▶ **INFORMATION SHOWN**
START
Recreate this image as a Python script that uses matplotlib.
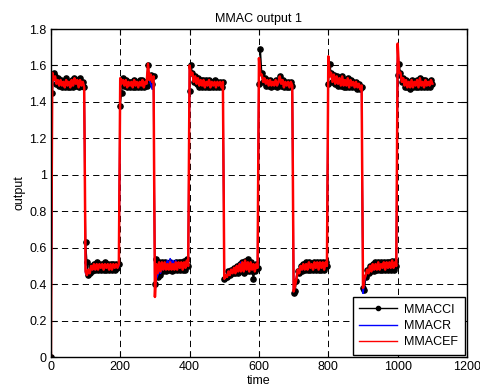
import numpy as np
import matplotlib
matplotlib.use("Agg")
import matplotlib.pyplot as plt

plt.rcParams['font.family'] = ['Liberation Sans', 'DejaVu Sans']
plt.rcParams['font.size'] = 9
plt.rcParams['lines.scale_dashes'] = False

# segment start times (each segment sampled every 4 time units)
seg_starts = [0, 100, 200, 300, 400, 500, 600, 700, 800, 900, 1000]
sample_step = 4

# MMACCI (black, dotted markers)
cci = [
    [0.00, 1.45, 1.56, 1.54, 1.50, 1.53, 1.49, 1.52, 1.48, 1.51, 1.48, 1.53, 1.48, 1.51, 1.48, 1.52, 1.48, 1.53, 1.49, 1.52, 1.48, 1.53, 1.49, 1.51, 1.48],
    [0.63, 0.52, 0.45, 0.46, 0.50, 0.47, 0.51, 0.48, 0.52, 0.48, 0.51, 0.48, 0.51, 0.48, 0.52, 0.48, 0.51, 0.48, 0.51, 0.48, 0.51, 0.48, 0.51, 0.49, 0.51],
    [1.38, 1.45, 1.53, 1.49, 1.52, 1.48, 1.51, 1.48, 1.51, 1.48, 1.52, 1.48, 1.51, 1.48, 1.52, 1.48, 1.52, 1.48, 1.51, 1.49, 1.60, 1.52, 1.55, 1.50, 1.54],
    [0.40, 0.54, 0.44, 0.52, 0.45, 0.52, 0.47, 0.52, 0.47, 0.51, 0.48, 0.52, 0.47, 0.51, 0.48, 0.52, 0.48, 0.52, 0.48, 0.52, 0.48, 0.53, 0.48, 0.54, 0.50],
    [1.46, 1.60, 1.56, 1.51, 1.54, 1.50, 1.53, 1.48, 1.52, 1.48, 1.52, 1.48, 1.52, 1.48, 1.52, 1.48, 1.51, 1.48, 1.52, 1.48, 1.51, 1.48, 1.51, 1.48, 1.51],
    [0.43, 0.44, 0.44, 0.47, 0.45, 0.48, 0.46, 0.49, 0.46, 0.50, 0.46, 0.51, 0.47, 0.52, 0.46, 0.53, 0.47, 0.54, 0.47, 0.52, 0.47, 0.43, 0.47, 0.51, 0.49],
    [1.50, 1.69, 1.56, 1.51, 1.53, 1.49, 1.52, 1.49, 1.52, 1.48, 1.51, 1.49, 1.52, 1.48, 1.51, 1.54, 1.49, 1.52, 1.48, 1.51, 1.48, 1.51, 1.48, 1.51, 1.49],
    [0.35, 0.36, 0.42, 0.47, 0.46, 0.50, 0.47, 0.51, 0.48, 0.52, 0.48, 0.52, 0.48, 0.51, 0.48, 0.52, 0.48, 0.52, 0.48, 0.52, 0.48, 0.52, 0.48, 0.52, 0.50],
    [1.50, 1.61, 1.56, 1.51, 1.55, 1.50, 1.54, 1.49, 1.53, 1.49, 1.54, 1.48, 1.52, 1.48, 1.53, 1.48, 1.52, 1.48, 1.51, 1.48, 1.51, 1.47, 1.50, 1.47, 1.48],
    [0.38, 0.37, 0.44, 0.48, 0.46, 0.50, 0.47, 0.51, 0.47, 0.52, 0.48, 0.52, 0.48, 0.52, 0.48, 0.52, 0.48, 0.52, 0.48, 0.52, 0.48, 0.53, 0.48, 0.53, 0.50],
    [1.55, 1.61, 1.56, 1.51, 1.53, 1.48, 1.52, 1.48, 1.51, 1.47, 1.52, 1.48, 1.51, 1.48, 1.52, 1.48, 1.53, 1.48, 1.52, 1.48, 1.52, 1.48, 1.51, 1.48, 1.52, 1.50],
]

# MMACR (blue)
cr = [
    [0.00, 1.54, 1.52, 1.52, 1.50, 1.51, 1.49, 1.51, 1.49, 1.50, 1.49, 1.51, 1.49, 1.50, 1.49, 1.51, 1.49, 1.52, 1.50, 1.51, 1.49, 1.51, 1.49, 1.50, 1.49],
    [0.46, 0.45, 0.47, 0.47, 0.49, 0.48, 0.50, 0.48, 0.50, 0.49, 0.50, 0.49, 0.50, 0.49, 0.50, 0.49, 0.50, 0.49, 0.50, 0.49, 0.50, 0.49, 0.50, 0.49, 0.50],
    [1.52, 1.51, 1.51, 1.50, 1.51, 1.49, 1.50, 1.49, 1.50, 1.49, 1.51, 1.49, 1.50, 1.49, 1.50, 1.49, 1.51, 1.49, 1.50, 1.50, 1.58, 1.52, 1.50, 1.47, 1.52],
    [0.36, 0.43, 0.45, 0.47, 0.46, 0.49, 0.48, 0.51, 0.50, 0.53, 0.51, 0.54, 0.51, 0.53, 0.50, 0.53, 0.49, 0.51, 0.49, 0.50, 0.50, 0.51, 0.50, 0.51, 0.51],
    [1.59, 1.55, 1.55, 1.52, 1.53, 1.51, 1.52, 1.50, 1.51, 1.50, 1.51, 1.49, 1.50, 1.49, 1.51, 1.49, 1.50, 1.49, 1.50, 1.49, 1.50, 1.49, 1.50, 1.49, 1.50],
    [0.43, 0.45, 0.45, 0.47, 0.46, 0.48, 0.47, 0.49, 0.48, 0.50, 0.49, 0.51, 0.52, 0.51, 0.50, 0.52, 0.49, 0.51, 0.48, 0.51, 0.49, 0.50, 0.48, 0.50, 0.49],
    [1.63, 1.55, 1.54, 1.52, 1.52, 1.50, 1.51, 1.50, 1.51, 1.50, 1.50, 1.49, 1.51, 1.49, 1.50, 1.53, 1.50, 1.51, 1.49, 1.50, 1.49, 1.50, 1.49, 1.50, 1.49],
    [0.36, 0.39, 0.44, 0.47, 0.47, 0.49, 0.48, 0.50, 0.49, 0.50, 0.49, 0.51, 0.49, 0.50, 0.49, 0.51, 0.49, 0.51, 0.49, 0.51, 0.49, 0.51, 0.49, 0.51, 0.50],
    [1.63, 1.54, 1.55, 1.52, 1.54, 1.51, 1.53, 1.50, 1.52, 1.50, 1.53, 1.49, 1.51, 1.49, 1.52, 1.49, 1.51, 1.49, 1.50, 1.48, 1.50, 1.48, 1.49, 1.47, 1.48],
    [0.35, 0.41, 0.45, 0.47, 0.47, 0.49, 0.48, 0.50, 0.48, 0.50, 0.49, 0.51, 0.49, 0.50, 0.49, 0.51, 0.49, 0.51, 0.49, 0.51, 0.49, 0.52, 0.49, 0.51, 0.50],
    [1.70, 1.56, 1.55, 1.52, 1.52, 1.50, 1.51, 1.49, 1.50, 1.49, 1.51, 1.49, 1.50, 1.49, 1.51, 1.49, 1.52, 1.49, 1.50, 1.49, 1.51, 1.49, 1.50, 1.49, 1.51, 1.50],
]

# MMACEF (red)
cef = [
    [0.00, 1.56, 1.52, 1.54, 1.50, 1.52, 1.49, 1.52, 1.49, 1.51, 1.48, 1.52, 1.49, 1.51, 1.48, 1.52, 1.49, 1.53, 1.50, 1.52, 1.48, 1.52, 1.49, 1.51, 1.48],
    [0.47, 0.45, 0.48, 0.46, 0.50, 0.48, 0.51, 0.48, 0.51, 0.48, 0.51, 0.49, 0.51, 0.48, 0.51, 0.49, 0.51, 0.48, 0.51, 0.48, 0.51, 0.49, 0.51, 0.49, 0.51],
    [1.53, 1.50, 1.52, 1.49, 1.52, 1.48, 1.51, 1.49, 1.51, 1.48, 1.52, 1.49, 1.51, 1.48, 1.51, 1.49, 1.52, 1.48, 1.51, 1.50, 1.61, 1.52, 1.55, 1.51, 1.54],
    [0.33, 0.51, 0.46, 0.52, 0.47, 0.52, 0.48, 0.52, 0.48, 0.51, 0.48, 0.52, 0.48, 0.51, 0.48, 0.52, 0.48, 0.52, 0.49, 0.52, 0.48, 0.52, 0.49, 0.53, 0.50],
    [1.60, 1.55, 1.56, 1.51, 1.54, 1.50, 1.53, 1.49, 1.52, 1.49, 1.52, 1.48, 1.51, 1.49, 1.52, 1.48, 1.51, 1.49, 1.51, 1.48, 1.51, 1.49, 1.51, 1.48, 1.51],
    [0.43, 0.45, 0.44, 0.47, 0.45, 0.48, 0.46, 0.49, 0.46, 0.50, 0.47, 0.51, 0.47, 0.52, 0.47, 0.53, 0.48, 0.52, 0.47, 0.52, 0.48, 0.51, 0.47, 0.51, 0.49],
    [1.64, 1.55, 1.55, 1.51, 1.53, 1.50, 1.52, 1.49, 1.52, 1.49, 1.51, 1.49, 1.52, 1.49, 1.51, 1.54, 1.50, 1.52, 1.48, 1.51, 1.49, 1.51, 1.48, 1.51, 1.49],
    [0.36, 0.39, 0.43, 0.48, 0.46, 0.50, 0.48, 0.51, 0.48, 0.51, 0.48, 0.52, 0.49, 0.51, 0.48, 0.52, 0.49, 0.52, 0.48, 0.52, 0.49, 0.52, 0.48, 0.52, 0.50],
    [1.65, 1.54, 1.56, 1.51, 1.55, 1.50, 1.54, 1.50, 1.53, 1.49, 1.54, 1.49, 1.52, 1.49, 1.53, 1.48, 1.52, 1.49, 1.51, 1.48, 1.51, 1.48, 1.50, 1.47, 1.49],
    [0.38, 0.43, 0.45, 0.48, 0.46, 0.50, 0.47, 0.51, 0.48, 0.51, 0.48, 0.52, 0.48, 0.51, 0.49, 0.52, 0.48, 0.52, 0.49, 0.52, 0.49, 0.53, 0.49, 0.52, 0.50],
    [1.72, 1.56, 1.56, 1.51, 1.53, 1.49, 1.52, 1.48, 1.51, 1.48, 1.52, 1.48, 1.51, 1.49, 1.52, 1.48, 1.53, 1.49, 1.51, 1.48, 1.52, 1.49, 1.51, 1.49, 1.52, 1.50],
]

labels = ['MMACCI', 'MMACR', 'MMACEF']
x_ticks = [0, 200, 400, 600, 800, 1000, 1200]
y_ticks = [0, 0.2, 0.4, 0.6, 0.8, 1.0, 1.2, 1.4, 1.6, 1.8]
y_tick_labels = ['0', '0.2', '0.4', '0.6', '0.8', '1', '1.2', '1.4', '1.6', '1.8']


def flatten(segs):
    tt, vv = [], []
    for s, seg in zip(seg_starts, segs):
        tt.extend(s + sample_step * np.arange(len(seg)))
        vv.extend(seg)
    return np.array(tt, float), np.array(vv, float)


fig = plt.figure(figsize=(4.8, 3.92), dpi=100)
ax = fig.add_axes([0.106, 0.089, 0.867, 0.837])

t1, v1 = flatten(cci)
t2, v2 = flatten(cr)
t3, v3 = flatten(cef)
ax.plot(t1, v1, color='black', marker='.', markersize=7.5, linewidth=1.0, label=labels[0])
ax.plot(t2, v2, color='blue', linewidth=1.2, label=labels[1])
ax.plot(t3, v3, color='red', linewidth=1.8, label=labels[2])

ax.set_xlim(0, 1200)
ax.set_ylim(0, 1.8)
ax.set_xticks(x_ticks)
ax.set_yticks(y_ticks)
ax.set_yticklabels(y_tick_labels)
ax.grid(True, color='black', linestyle=(0, (4.5, 3)), linewidth=0.7)
ax.tick_params(direction='in', top=True, right=True, length=4, width=0.8, labelsize=9, pad=3)
for sp in ax.spines.values():
    sp.set_linewidth(1.0)

ax.set_title('MMAC output 1', fontsize=9, pad=5)
ax.set_xlabel('time', fontsize=9, labelpad=1)
ax.set_ylabel('output', fontsize=9, labelpad=3)

leg = ax.legend(loc='lower right', fontsize=9, frameon=True, fancybox=False,
                edgecolor='black', framealpha=1, borderaxespad=0.2,
                handlelength=3.0, handletextpad=0.6, labelspacing=0.35,
                borderpad=0.5, markerscale=0.8)
leg.get_frame().set_linewidth(1.0)
for ln in leg.get_lines():
    ln.set_linewidth(1.0)

fig.savefig('out.png', dpi=100)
END
▶ **EXERCISE TASK**
Reproduce exactly the run of lines that opens the listing and closes with the line holding "import matplotlib.pyplot as plt". Pictures are excluded.

▶ **WRITTEN SOLUTION**
Recreate this image as a Python script that uses matplotlib.
import numpy as np
import matplotlib
matplotlib.use("Agg")
import matplotlib.pyplot as plt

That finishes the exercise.